H-OCEANO DUNES

Jan 10, 2012 12:37 AM by Bill Halter

Sierra Club frustrated by Oceano Dunes lawsuit being thrown out

A San Luis Obispo County court judge threw out a lawsuit by the Sierra Club that could have made a portion of the Oceano Dunes off limits to off-road vehicles. The Sierra Club is the oldest and largest grassroots environmental group in the country.

The Sierra Club filed a lawsuit against the California Department of Parks and Recreation back in 2008. The Sierra Club wanted the Parks and Recreation Department to abide by a County policy that prohibits off-road vehicles on 580 acres of the Dunes.

San Luis Obispo County Sierra Club director Andrew Christie thinks the court misunderstood what they were suing about. Christie says the Local Coastal Plan written in 1982 says off road vehicles are not allowed on a portion of the Oceano Dunes between the entrance on the north and main riding area on the south.

"We weren't challenging anything, we were just saying look, this has been allegedly the law since 1982. State Parks is supposed to be required to implement that within the general management plan for the area and in 29 years they've never done that" says Christie.

San Luis Obispo County Superior Court judge Charles Crandall wrote in his ruling. "Simply put, it is too late, if the rule were otherwise, a Coastal Development Permit could be subject to endless challenges long after the 60-day period for administrative mandamus review has expired. "

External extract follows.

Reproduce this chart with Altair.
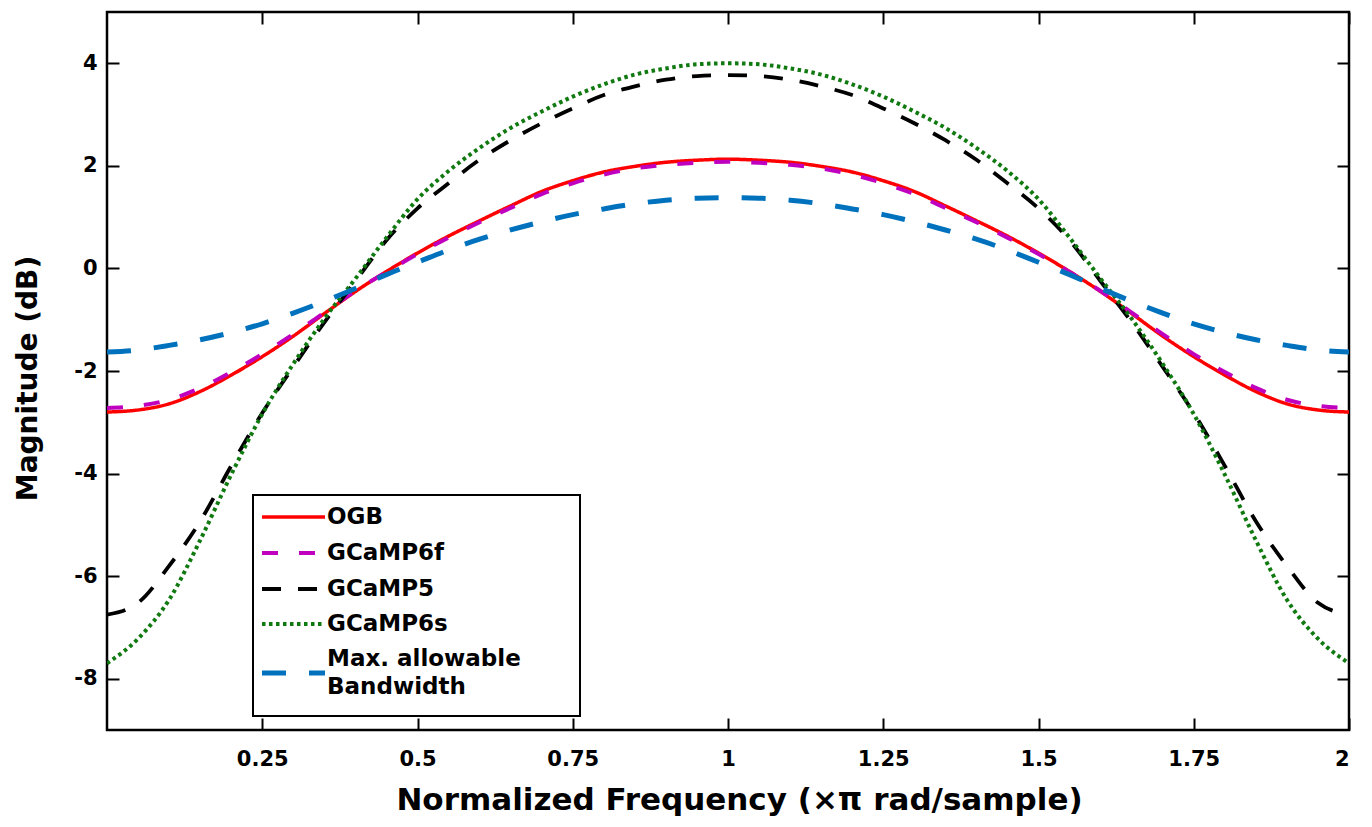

This is where the Sierra Club thinks the court misinterpreted them. Christie says the Coastal Development Permit is not what they were challenging. The Sierra Club says it was trying to get the park to implement policies in the Local Coastal Plan and not trying to ban vehicles throughout the Dunes.
"We wouldn't mind seeing less vehicles than are there right now but all we were trying to do was enforce the provision in the Local Coastal Plan that says there are no vehicles allowed on this portion of the Dunes" says Christie.

Christie says the area in question is a rare and fragile ecosystem.
"It's unique because you very seldom find the kind of geographic arrangement where the sea and the land are arranged in just such a way that these Dunes form.  And wetlands form the Dune system and you have an entirely functioning habitat for rare and endangered species."

Christie says the Sierra Club will continue it's fight in some form, possibly judicially with an appeal to the State Supreme Court.